Sunday, September 14, 2008

TV2 - Huge Success for Play-Along Millionaires in Norway

I would argue that up until now, there has never really been any true interactive television. Yes, it is true that during the UK "National IQ Quiz" a few years back, the BBC and Endemol did allow people with certain types of set-top boxes to play along with the quiz. But the answers were stored on the set-top box and not sent back to the studio. They even put a delay in the software to simulate a "wait" so people thought their answers were being checked.
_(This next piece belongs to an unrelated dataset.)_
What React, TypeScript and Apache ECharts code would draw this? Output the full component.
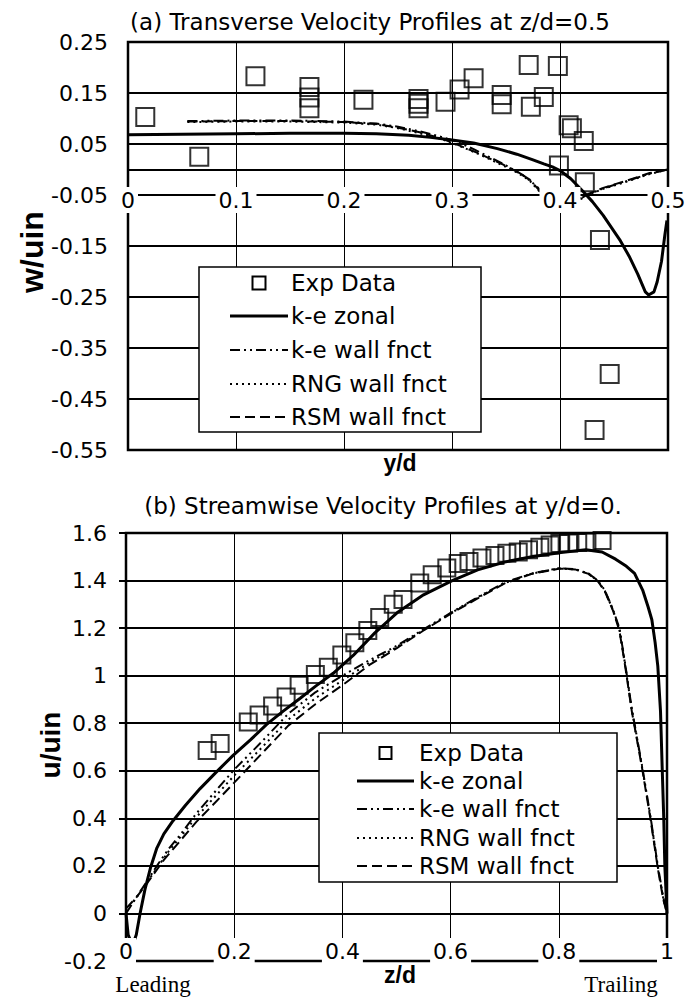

It was in fact one way traffic.

But last night on Norway's commercial TV channel TV2, a company in Bergen I consult to called Vizrt, launched a truly interactive version of "Who wants to be a Millionaire?". As the show played in the studio, viewers at home could play along in real time via the web, facing the same deadlines as the studio contestants. But their answers were stored by TV2's servers, so the producers knew how well the on-line audience was doing - and the results were shown on the screen. It seems more that 100,000 people managed to log-on with nearly 300,000 trying to do so before the servers reached capacity. Not bad for a show that usually scores around 700,000 TV viewers on an average week..half the TV audience wants to play along on-line in real time. Contestants either have a chance to win a car - or to be selected as a contestant on future shows....this is a great way for the producers to find clever candidates.

Technology from Escenic, a company recently acquired by Vizrt, managed the profile of the online players through their new customizable community engine module.

But this technology also means the contestants can not only "ask the audience" when they get stuck, they can ask a much larger on-line audience at home - a sort of "ask the nation" infact. While most solutions embed graphics within the video stream, resulting in lower resolution and non-personalized content, Viz MPS keeps the graphic and video content separate until the last minute. Compositing of the video and interactive graphics happens directly on the viewer’s monitor, with real-time, 3D graphics rendered locally by the viewers computer. To do this requires a quick download of a plug-in called Vizkey.

I think they can take this concept a lot further. Take public broadcasting for instance. Lets say they have a feature on the credit squeeze. Not only can they get real time feedback to questions posed in the TV programme, they can launch small applications on the website which might ask you to put in your salary (anonymously) to get a graphical representation of how the credit crunch will affect you personally. So the viewer is able to query data on the TV station's server and have it personalised to fit their interests. This is an important function for public TV - and clearly a money-spinner for commercial networks.